The more I think about it, the more I think Benacerraf-style epistemic challenges to mathematical platonism aren’t very strong as stated. The point is that it’s supposed to be unclear how we could come to have knowledge of mathematical entities if they are supposed to be acausal and non-spatio-temporal. But to really put the argument forth like this, it seems that you have to have a fully worked-out epistemological theory that requires causation or location or something else that mathematical objects are supposed to lack. Now I’m no expert in epistemology, but I think if you really had a compelling positive position like this about what knowledge requires, then that in itself would be quite an impressive achievement. Sure, causal theories have been proposed, but from what I understand, the arguments in favor of them are primarily negative and don’t obviously apply to objects that are supposed to be non-physical anyway. And more importantly for me, I don’t really understand causation anyway, and I’m not convinced that it really is a part of a mind-independent reality, so I’m hesitant to require it in any of my philosophical positions.

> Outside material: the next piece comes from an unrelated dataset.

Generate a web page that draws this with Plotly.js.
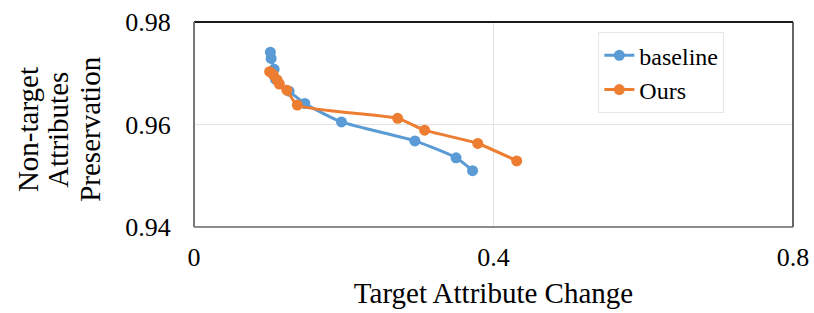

Burgess and Rosen, in their book A Subject with no Object, point out that in fact it seems plausible that we might be able to have non-causal knowledge even of physical things. For instance, physics might predict that in the last five minutes before the end of the universe, particles called “eschatons” will appear, as part of a unified theory of the cosmos. Perhaps in a more down-to-earth example, it seems that physicists were in a position to claim knowledge about top quarks even before one was ever produced in a position to trigger a causal chain ending with a physicist. This is because the theory as a whole predicted them, and the theory was supported by its variety of other predictions that were causally verified.

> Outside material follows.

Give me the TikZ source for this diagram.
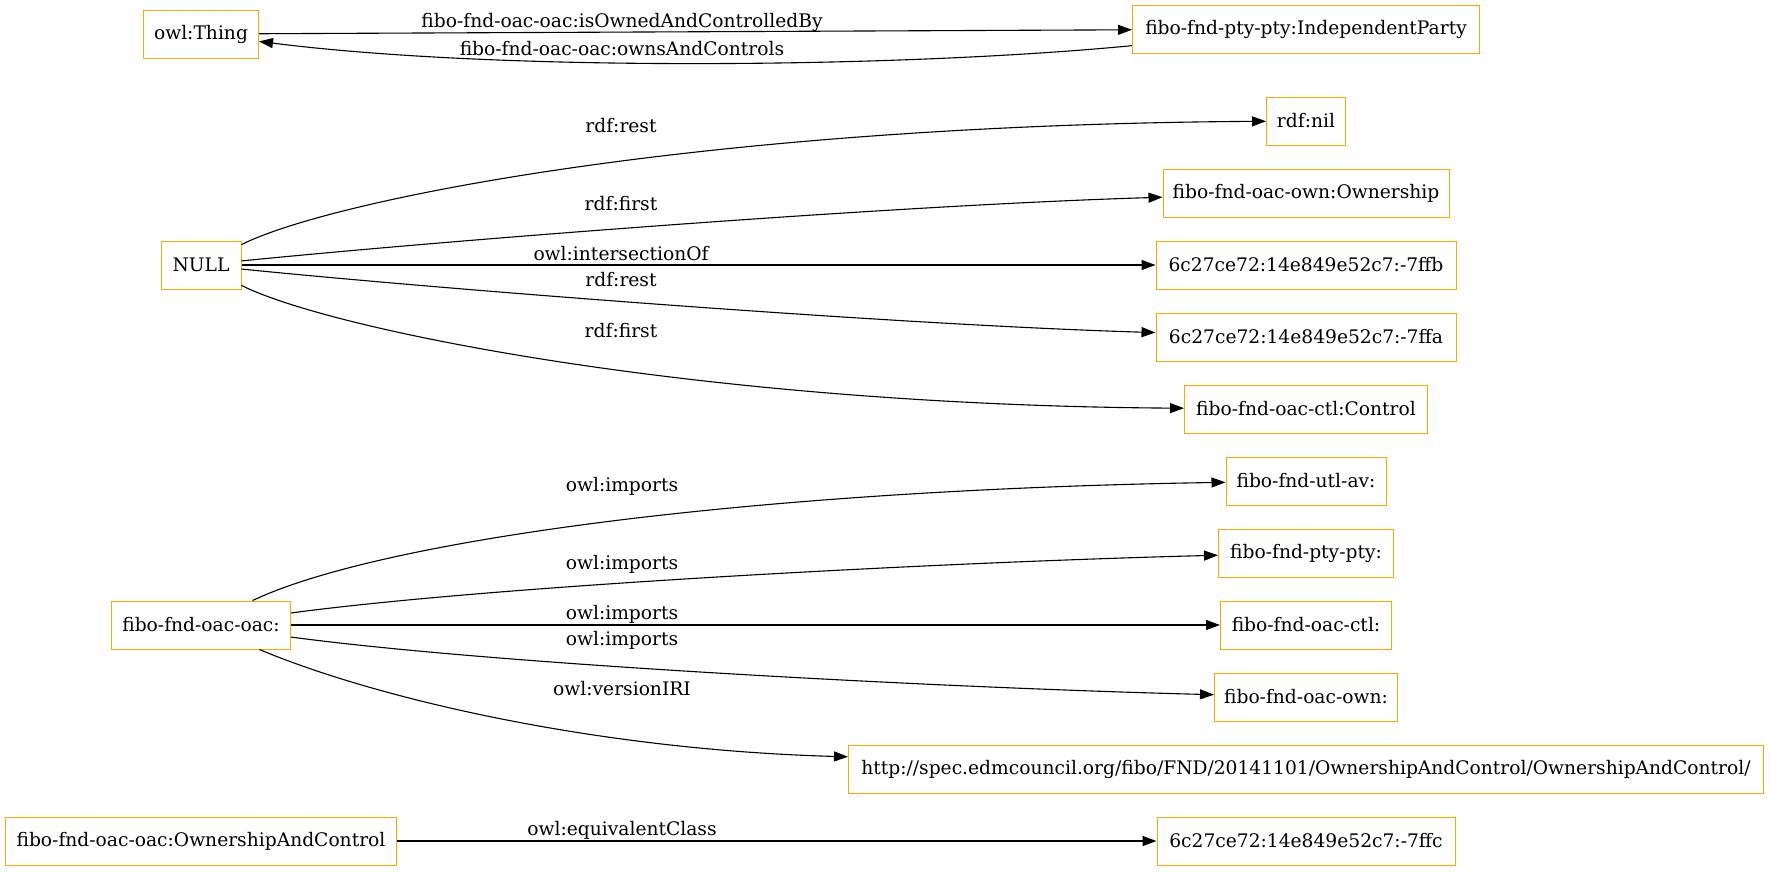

I take it that a supporter of a Quine-Putnam argument in favor of mathematical realism could say that our knowledge of mathematical objects is similar, in that they play a role in the scientific theories that predict the phenomena we can observe. (I think that she even might be able to say that they do causally interact with us – is it really clear that the sun interacts causally through Newton’s law of gravitation, but that the gravitational constant and the squaring function don’t?) However, I take it that Hartry Field’s version of physics without mathematical entities would block this sort of argument. If we can construct a nice alternate theory with the same predictive power as Newton’s that doesn’t involve mathematical objects, then the knowledge we have of our theories could at best limit us to the two cases – one with the objects and one without. This doesn’t seem to be knowledge of the objects, even if they do exist.

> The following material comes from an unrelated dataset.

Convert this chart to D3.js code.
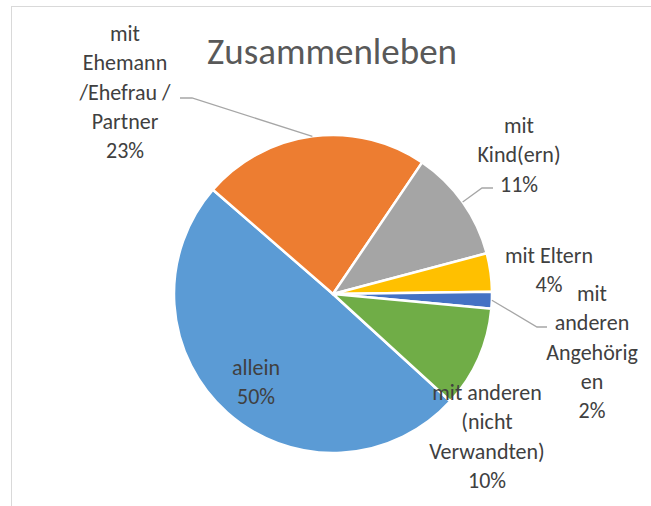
<!DOCTYPE html>
<html>
<head>
<meta charset="utf-8">
<script src="https://cdn.jsdelivr.net/npm/d3@7"></script>
<style>
  body { margin: 0; background: #fff; }
  svg { display: block; }
</style>
</head>
<body>
<svg id="chart" width="651" height="506"></svg>
<script>
// data
const categories = ['allein', 'mit Ehemann /Ehefrau / Partner', 'mit Kind(ern)', 'mit Eltern',
                    'mit anderen Angehörigen', 'mit anderen (nicht Verwandten)']
const shares = [49.6, 23.1, 11.4, 3.9, 1.7, 10.3]
// how Excel wrapped the category names (percent is appended)
const labelLines = [
  ['allein'],
  ['mit', 'Ehemann', '/Ehefrau /', 'Partner'],
  ['mit', 'Kind(ern)'],
  ['mit Eltern'],
  ['mit', 'anderen', 'Angehörig', 'en'],
  ['mit anderen', '(nicht', 'Verwandten)']
]
const titleText = 'Zusammenleben'

// styles / layout
const colors = ['#5b9bd5', '#ed7d31', '#a5a5a5', '#ffc000', '#4472c4', '#70ad47']
const cx = 333, cy = 294, radius = 159
const firstAngle = 132.4   // degrees, like Excel "angle of first slice"
const lineH = 29.3
// label anchors (centre x, first baseline) and leader elbows, one per slice
const labelLayout = [
  { x: 256, y: 375 },
  { x: 125, y: 41, leader: [[192, 98], [180, 98]] },
  { x: 519, y: 133, leader: [[482, 188], [493, 188]] },
  { x: 549, y: 263 },
  { x: 592, y: 301, leader: [[537, 327], [547, 327]] },
  { x: 487, y: 400 }
]

const svg = d3.select('#chart')

// chart area frame (runs past the picture at right and bottom)
svg.append('rect')
  .attr('x', 11.5).attr('y', 6.5)
  .attr('width', 700).attr('height', 600)
  .attr('fill', '#fff')
  .attr('stroke', '#d9d9d9')
  .attr('stroke-width', 1)

svg.append('text')
  .attr('x', 332).attr('y', 64)
  .attr('text-anchor', 'middle')
  .style('font-family', 'Carlito, Lato, sans-serif')
  .style('font-size', '37px')
  .style('fill', '#595959')
  .text(titleText)

const rad = firstAngle * Math.PI / 180
const pie = d3.pie().sort(null).value(d => d)
  .startAngle(rad).endAngle(rad + 2 * Math.PI)
const arcs = pie(shares)
const total = d3.sum(shares)

const arc = d3.arc().innerRadius(0).outerRadius(radius)

const g = svg.append('g').attr('transform', `translate(${cx}, ${cy})`)

g.selectAll('path')
  .data(arcs)
  .enter()
  .append('path')
    .attr('d', arc)
    .attr('fill', (d, i) => colors[i])
    .attr('stroke', '#fff')
    .attr('stroke-width', 2.5)
    .attr('stroke-linejoin', 'round')

// leader lines start on the rim at the slice middle
arcs.forEach((d, i) => {
  let lay = labelLayout[i]
  if (!lay.leader) return
  let mid = (d.startAngle + d.endAngle) / 2
  let start = [cx + radius * Math.sin(mid), cy - radius * Math.cos(mid)]
  svg.append('polyline')
    .attr('points', [start].concat(lay.leader).map(p => p.join(',')).join(' '))
    .attr('fill', 'none')
    .attr('stroke', '#a6a6a6')
    .attr('stroke-width', 1.3)
})

// data labels
arcs.forEach((d, i) => {
  let lay = labelLayout[i]
  let lines = labelLines[i].concat([Math.round(d.value / total * 100) + '%'])
  let t = svg.append('text')
    .attr('text-anchor', 'middle')
    .style('font-family', 'Carlito, Lato, sans-serif')
    .style('font-size', '22px')
    .style('fill', '#404040')
  lines.forEach((l, j) => {
    t.append('tspan')
      .attr('x', lay.x)
      .attr('y', lay.y + j * lineH)
      .text(l)
  })
})
</script>
</body>
</html>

Burgess and Rosen ask why the nominalist has to both give epistemic arguments against platonism and reconstruct a nominalistic science – if the epistemic arguments were compelling then the reconstruction would be at most a later task for scientists, and if the reconstruction is better than the original then the epistemic argument is unnecessary. However, it seems to me that on the reading I give in this post, the epistemic argument is incomplete without the reconstruction (as long as one admits the possibility of a non-causal theory of knowledge due to holistic support for a theory), and the reconstruction doesn’t obviously give one grounds to prefer the nominalistic theory without the epistemic arguments. Once you’ve got the nominalistic reconstruction, it’s not clear whether the (somewhat more complicated) nominalistic theory is to be preferred over the (more ontologically committed) platonist one, until reflection on the epistemic argument (suitably bolstered by the nominalist reconstruction) shows that even if the objects do exist, we can’t have knowledge of them. Thus, the two arguments work together to point towards nominalism, even though neither alone is sufficient.
I think Burgess and Rosen are right if their point is that this epistemic argument doesn’t fully motivate nominalism, as some nominalists think it does. This is my point in the first paragraph of this post. But I think some strengthenings of the challenge may be able to. The fullest development that I have seen is due to Oystein Linnebo in his paper “Epistemological Challenges to Mathematical Platonism”. Rather than assuming some sort of causal theory of knowledge, the challenge is to ask the platonist to give some sort of story (explainable in platonist terms) of how our judgements about mathematical objects come to be reliable. Our judgements about physical objects are seen to be reliable because of the way patterns of reflected light and vibrating air impinge on certain sensory organs, which are appropriately connected to parts of our brain that form our judgements. It’s really not at all clear where the platonist can begin to give such a story (though Penelope Maddy at least begins in “Perception and Mathematical Intuition”), but such a story should eventually be forthcoming if the theory is correct. This is because although there may not be any sense in which the correlation between our mathematical judgements and mathematical reality (according to the platonist) is counterfactual-supporting, this correlation is still extensive enough to require explanation.
But at any rate, I think that Field doesn’t need an epistemic argument to motivate nominalism – he just needs it to support nominalism given a nominalist reconstruction of science.